§ Exercise aim: With the images removed, repeat the data below exactly.

§ Data lines:
- - -
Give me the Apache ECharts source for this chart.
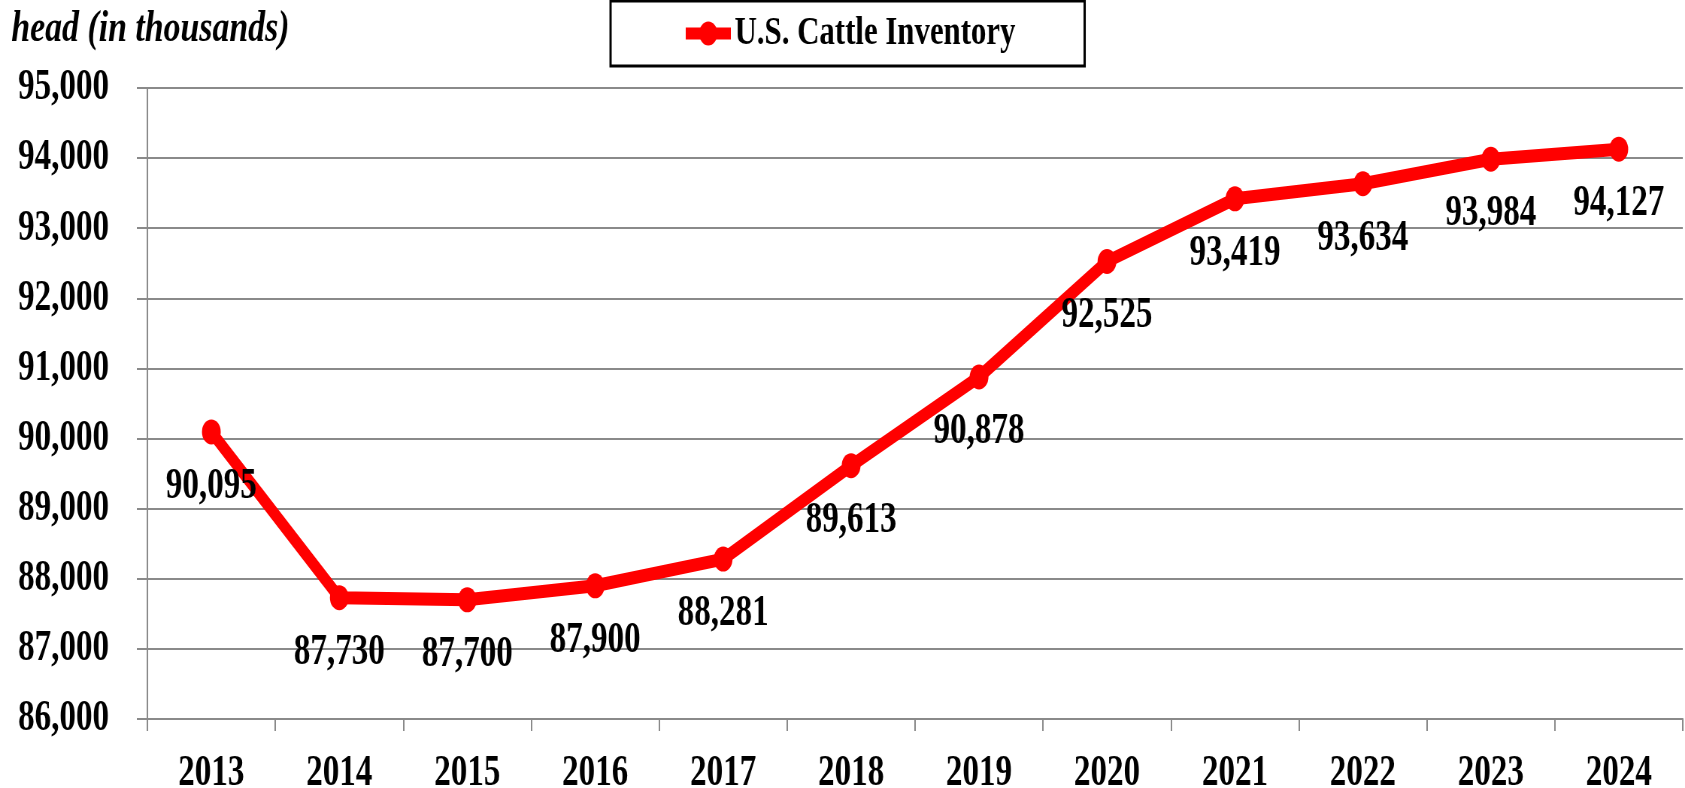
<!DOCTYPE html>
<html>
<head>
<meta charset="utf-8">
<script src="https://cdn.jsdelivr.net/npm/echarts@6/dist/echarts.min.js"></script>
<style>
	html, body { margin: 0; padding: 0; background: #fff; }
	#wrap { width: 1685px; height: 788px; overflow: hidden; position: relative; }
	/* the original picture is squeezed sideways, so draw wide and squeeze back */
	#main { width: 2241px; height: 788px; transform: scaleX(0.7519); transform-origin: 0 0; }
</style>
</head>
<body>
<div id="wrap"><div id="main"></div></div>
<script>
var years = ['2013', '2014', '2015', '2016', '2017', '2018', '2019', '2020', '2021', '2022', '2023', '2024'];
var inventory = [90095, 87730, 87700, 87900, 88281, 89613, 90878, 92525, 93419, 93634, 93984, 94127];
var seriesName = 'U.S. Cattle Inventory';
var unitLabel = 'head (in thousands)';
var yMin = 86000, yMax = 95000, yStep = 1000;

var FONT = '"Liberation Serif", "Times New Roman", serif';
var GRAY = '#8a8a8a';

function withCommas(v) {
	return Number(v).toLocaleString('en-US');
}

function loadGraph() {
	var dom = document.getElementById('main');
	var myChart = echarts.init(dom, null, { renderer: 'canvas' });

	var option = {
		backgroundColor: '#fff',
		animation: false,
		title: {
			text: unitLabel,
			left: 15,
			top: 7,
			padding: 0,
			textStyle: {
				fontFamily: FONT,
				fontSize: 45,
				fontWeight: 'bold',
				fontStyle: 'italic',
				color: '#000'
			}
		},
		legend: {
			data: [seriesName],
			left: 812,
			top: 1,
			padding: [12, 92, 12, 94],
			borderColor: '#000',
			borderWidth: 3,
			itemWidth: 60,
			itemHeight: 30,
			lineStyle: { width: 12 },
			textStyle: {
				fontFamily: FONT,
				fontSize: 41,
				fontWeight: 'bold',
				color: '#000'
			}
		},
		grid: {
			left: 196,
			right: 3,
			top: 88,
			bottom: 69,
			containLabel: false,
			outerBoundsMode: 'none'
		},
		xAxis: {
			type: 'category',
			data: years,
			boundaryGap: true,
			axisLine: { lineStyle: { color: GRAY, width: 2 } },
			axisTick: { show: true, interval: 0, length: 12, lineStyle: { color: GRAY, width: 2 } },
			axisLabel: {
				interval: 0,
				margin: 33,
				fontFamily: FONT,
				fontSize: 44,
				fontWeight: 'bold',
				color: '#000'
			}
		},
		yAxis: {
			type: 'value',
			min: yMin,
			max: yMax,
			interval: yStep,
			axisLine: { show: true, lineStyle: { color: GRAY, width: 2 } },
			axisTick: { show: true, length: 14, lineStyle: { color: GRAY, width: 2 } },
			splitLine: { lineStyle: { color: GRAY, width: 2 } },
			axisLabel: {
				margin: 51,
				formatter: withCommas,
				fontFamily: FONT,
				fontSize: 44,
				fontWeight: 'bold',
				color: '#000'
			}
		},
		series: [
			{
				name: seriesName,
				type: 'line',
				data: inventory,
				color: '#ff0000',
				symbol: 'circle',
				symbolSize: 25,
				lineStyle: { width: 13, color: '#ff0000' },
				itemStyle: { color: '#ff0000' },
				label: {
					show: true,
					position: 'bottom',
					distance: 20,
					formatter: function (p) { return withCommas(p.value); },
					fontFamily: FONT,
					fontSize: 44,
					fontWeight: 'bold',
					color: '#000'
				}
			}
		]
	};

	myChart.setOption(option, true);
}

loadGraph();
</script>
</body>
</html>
- - -
§ Full output:
Give me the Apache ECharts source for this chart.
<!DOCTYPE html>
<html>
<head>
<meta charset="utf-8">
<script src="https://cdn.jsdelivr.net/npm/echarts@6/dist/echarts.min.js"></script>
<style>
	html, body { margin: 0; padding: 0; background: #fff; }
	#wrap { width: 1685px; height: 788px; overflow: hidden; position: relative; }
	/* the original picture is squeezed sideways, so draw wide and squeeze back */
	#main { width: 2241px; height: 788px; transform: scaleX(0.7519); transform-origin: 0 0; }
</style>
</head>
<body>
<div id="wrap"><div id="main"></div></div>
<script>
var years = ['2013', '2014', '2015', '2016', '2017', '2018', '2019', '2020', '2021', '2022', '2023', '2024'];
var inventory = [90095, 87730, 87700, 87900, 88281, 89613, 90878, 92525, 93419, 93634, 93984, 94127];
var seriesName = 'U.S. Cattle Inventory';
var unitLabel = 'head (in thousands)';
var yMin = 86000, yMax = 95000, yStep = 1000;

var FONT = '"Liberation Serif", "Times New Roman", serif';
var GRAY = '#8a8a8a';

function withCommas(v) {
	return Number(v).toLocaleString('en-US');
}

function loadGraph() {
	var dom = document.getElementById('main');
	var myChart = echarts.init(dom, null, { renderer: 'canvas' });

	var option = {
		backgroundColor: '#fff',
		animation: false,
		title: {
			text: unitLabel,
			left: 15,
			top: 7,
			padding: 0,
			textStyle: {
				fontFamily: FONT,
				fontSize: 45,
				fontWeight: 'bold',
				fontStyle: 'italic',
				color: '#000'
			}
		},
		legend: {
			data: [seriesName],
			left: 812,
			top: 1,
			padding: [12, 92, 12, 94],
			borderColor: '#000',
			borderWidth: 3,
			itemWidth: 60,
			itemHeight: 30,
			lineStyle: { width: 12 },
			textStyle: {
				fontFamily: FONT,
				fontSize: 41,
				fontWeight: 'bold',
				color: '#000'
			}
		},
		grid: {
			left: 196,
			right: 3,
			top: 88,
			bottom: 69,
			containLabel: false,
			outerBoundsMode: 'none'
		},
		xAxis: {
			type: 'category',
			data: years,
			boundaryGap: true,
			axisLine: { lineStyle: { color: GRAY, width: 2 } },
			axisTick: { show: true, interval: 0, length: 12, lineStyle: { color: GRAY, width: 2 } },
			axisLabel: {
				interval: 0,
				margin: 33,
				fontFamily: FONT,
				fontSize: 44,
				fontWeight: 'bold',
				color: '#000'
			}
		},
		yAxis: {
			type: 'value',
			min: yMin,
			max: yMax,
			interval: yStep,
			axisLine: { show: true, lineStyle: { color: GRAY, width: 2 } },
			axisTick: { show: true, length: 14, lineStyle: { color: GRAY, width: 2 } },
			splitLine: { lineStyle: { color: GRAY, width: 2 } },
			axisLabel: {
				margin: 51,
				formatter: withCommas,
				fontFamily: FONT,
				fontSize: 44,
				fontWeight: 'bold',
				color: '#000'
			}
		},
		series: [
			{
				name: seriesName,
				type: 'line',
				data: inventory,
				color: '#ff0000',
				symbol: 'circle',
				symbolSize: 25,
				lineStyle: { width: 13, color: '#ff0000' },
				itemStyle: { color: '#ff0000' },
				label: {
					show: true,
					position: 'bottom',
					distance: 20,
					formatter: function (p) { return withCommas(p.value); },
					fontFamily: FONT,
					fontSize: 44,
					fontWeight: 'bold',
					color: '#000'
				}
			}
		]
	};

	myChart.setOption(option, true);
}

loadGraph();
</script>
</body>
</html>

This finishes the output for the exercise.